The majority of people with Parkinson’s are over the age of 60. They obviously don’t deal with issues such as pregnancy. So there is not a lot of research out there that tells how Parkinson’s affects a pregnancy or how a pregnancy affects Parkinson’s. One small study that tracked 17 pregnant women with Parkinson’s showed that pregnancy was associated with a permanent worsening of symptoms in 10 of the women. All the babies were born healthy and there were no complications during the pregnancies themselves. So the risk to the baby was no greater than that of any normal pregnancy. That was good news.
The bad news: no medicine during pregnancy or breastfeeding or even while trying to conceive meant that I could be off my medicine for a couple of years. This was a pretty big deal since I was taking a medicine specifically to slow the progression of the disease. At the recommendation of my neurologist, I was also taking a couple of supplements that had been shown to slow the Parkinson’s progression. All of that would have to go. So I would be giving up my meds, and taking a risk that the pregnancy might permanently worsen my symptoms.
My husband was very scared about the worsening of my symptoms. Me? I wanted a baby bad enough that I was willing to risk a worsening of my symptoms. Of course, then that brought up a whole new round of questions I had to consider. Is it fair to have a baby and possibly not be able to give 100% physically to him? I struggled with this, and with whether I was being selfish or not. There were just so many unknowns and no way to know how my symptoms would progress or if they would progress at all. I always just kept coming back to the baby. I just wasn’t ready to give up that dream.
We knew that if we decided to try to have a baby that we didn’t want to take any drastic measures to get pregnant. With my first, getting pregnant took more than 2 years. I had my Fallopian tubes cleared twice and had surgery for Stage 4 endometriosis. I took Clomid for 7 months before conceiving. However, after she was born in November, I was pregnant again in February (even though I was exclusively breastfeeding). That pregnancy ended in a miscarriage. By July of the same year, I was pregnant with my son, even though I was still breastfeeding. But it had been 6 years since he was born, and since endometriosis can grow back, it was really hard to guess at how easily I might conceive or if I would even be able to get pregnant at all.

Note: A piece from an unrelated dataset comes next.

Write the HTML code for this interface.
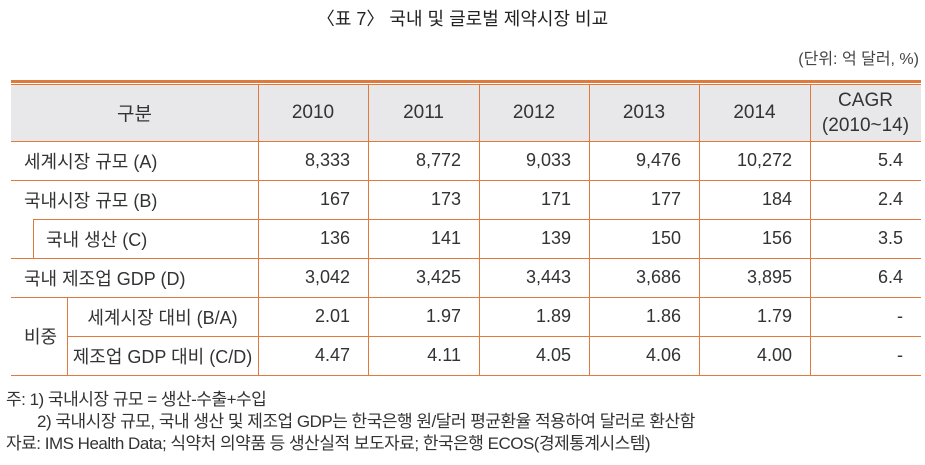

After consulting with both my neurologist and my OB, we decided I would come off my meds 1 month before we started trying to get pregnant. That would give the Parkinson’s meds time to leave my system. My plan was to (hopefully) conceive within 6 -9 months, be pregnant for 9 months, and have some time to breastfeed the baby. That would limit my time off meds to a little over 2 years, which I considered a reasonable amount of time off. I didn’t really feel like I had 2 years, or even a whole year, to try and conceive. I needed to be back on my medicine within 2 years or so and if it took a long time to get pregnant that would not be possible. So I was praying that I would get pregnant very quickly!